§ Provided material
────────────────
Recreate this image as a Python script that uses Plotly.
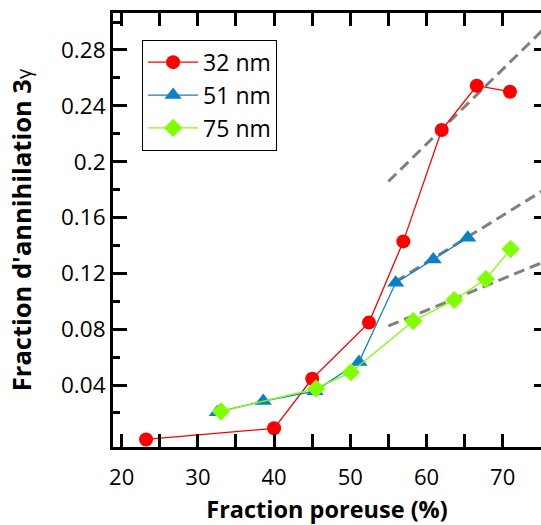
────────────────
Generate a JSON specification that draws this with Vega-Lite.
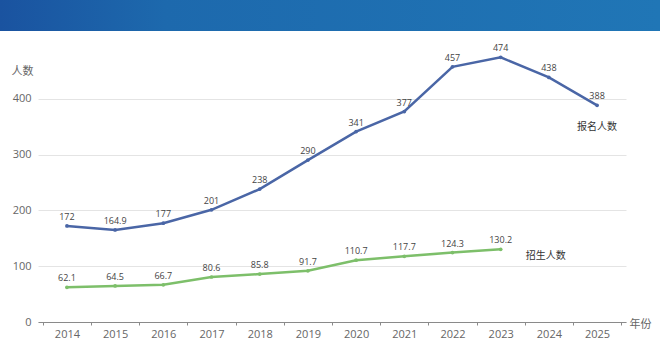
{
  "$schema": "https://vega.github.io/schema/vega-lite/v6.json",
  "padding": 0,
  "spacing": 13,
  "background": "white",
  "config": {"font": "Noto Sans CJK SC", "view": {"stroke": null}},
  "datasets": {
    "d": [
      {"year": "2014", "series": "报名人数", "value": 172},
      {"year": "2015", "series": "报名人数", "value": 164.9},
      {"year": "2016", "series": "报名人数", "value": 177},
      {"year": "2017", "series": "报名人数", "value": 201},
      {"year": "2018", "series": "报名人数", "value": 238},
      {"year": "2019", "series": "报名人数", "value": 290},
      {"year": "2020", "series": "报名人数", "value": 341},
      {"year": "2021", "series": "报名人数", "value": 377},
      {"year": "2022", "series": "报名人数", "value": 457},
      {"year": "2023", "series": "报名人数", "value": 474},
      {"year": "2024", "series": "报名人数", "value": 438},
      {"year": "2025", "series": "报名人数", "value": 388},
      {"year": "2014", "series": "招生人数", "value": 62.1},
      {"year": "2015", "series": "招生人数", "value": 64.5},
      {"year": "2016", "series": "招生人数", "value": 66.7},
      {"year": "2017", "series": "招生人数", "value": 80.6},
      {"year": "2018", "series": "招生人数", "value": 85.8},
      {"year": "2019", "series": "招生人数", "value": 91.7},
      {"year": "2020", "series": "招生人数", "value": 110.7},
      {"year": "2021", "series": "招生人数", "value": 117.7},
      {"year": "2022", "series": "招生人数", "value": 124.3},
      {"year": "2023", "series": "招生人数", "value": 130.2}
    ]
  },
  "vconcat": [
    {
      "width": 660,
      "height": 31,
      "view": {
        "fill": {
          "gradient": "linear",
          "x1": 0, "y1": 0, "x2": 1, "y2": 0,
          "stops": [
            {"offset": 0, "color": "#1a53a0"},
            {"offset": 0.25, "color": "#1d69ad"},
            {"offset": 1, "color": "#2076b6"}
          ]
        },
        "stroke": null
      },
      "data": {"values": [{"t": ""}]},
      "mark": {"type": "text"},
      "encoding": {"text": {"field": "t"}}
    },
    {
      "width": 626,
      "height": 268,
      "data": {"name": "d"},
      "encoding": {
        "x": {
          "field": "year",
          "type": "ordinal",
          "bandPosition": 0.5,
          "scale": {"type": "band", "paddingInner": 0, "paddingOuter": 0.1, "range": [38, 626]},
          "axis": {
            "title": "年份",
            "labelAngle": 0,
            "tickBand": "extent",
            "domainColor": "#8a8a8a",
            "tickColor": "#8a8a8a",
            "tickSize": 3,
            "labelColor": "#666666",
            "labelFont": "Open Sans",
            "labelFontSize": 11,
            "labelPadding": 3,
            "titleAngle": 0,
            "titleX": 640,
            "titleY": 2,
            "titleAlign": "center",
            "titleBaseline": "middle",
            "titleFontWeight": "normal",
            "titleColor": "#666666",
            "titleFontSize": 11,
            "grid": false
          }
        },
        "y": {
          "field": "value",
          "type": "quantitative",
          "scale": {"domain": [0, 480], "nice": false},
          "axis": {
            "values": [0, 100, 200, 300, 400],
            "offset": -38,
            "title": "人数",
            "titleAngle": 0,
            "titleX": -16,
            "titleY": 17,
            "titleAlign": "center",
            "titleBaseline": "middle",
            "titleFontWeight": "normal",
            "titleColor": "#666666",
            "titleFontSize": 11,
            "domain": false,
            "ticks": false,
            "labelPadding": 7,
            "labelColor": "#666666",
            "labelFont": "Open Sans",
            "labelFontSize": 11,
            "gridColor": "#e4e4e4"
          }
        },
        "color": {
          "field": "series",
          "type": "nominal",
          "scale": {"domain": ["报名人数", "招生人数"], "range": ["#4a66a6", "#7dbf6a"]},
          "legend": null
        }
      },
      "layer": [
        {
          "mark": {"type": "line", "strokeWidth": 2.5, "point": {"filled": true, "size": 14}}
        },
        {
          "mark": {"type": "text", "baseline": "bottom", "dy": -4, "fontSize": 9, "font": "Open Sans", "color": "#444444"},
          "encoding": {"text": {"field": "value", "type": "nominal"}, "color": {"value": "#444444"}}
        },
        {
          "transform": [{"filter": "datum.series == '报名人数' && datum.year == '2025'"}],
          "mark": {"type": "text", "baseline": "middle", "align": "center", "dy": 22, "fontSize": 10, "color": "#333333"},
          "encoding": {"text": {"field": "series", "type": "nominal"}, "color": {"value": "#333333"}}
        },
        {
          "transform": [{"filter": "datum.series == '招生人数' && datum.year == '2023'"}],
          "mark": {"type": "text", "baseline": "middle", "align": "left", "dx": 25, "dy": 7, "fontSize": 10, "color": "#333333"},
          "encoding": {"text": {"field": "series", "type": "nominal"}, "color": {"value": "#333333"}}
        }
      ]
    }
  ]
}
────────────────
§ Task goal
Among the entries, how many lines include the word "that"? Answer with a single number and nothing further.

§ Task solution
2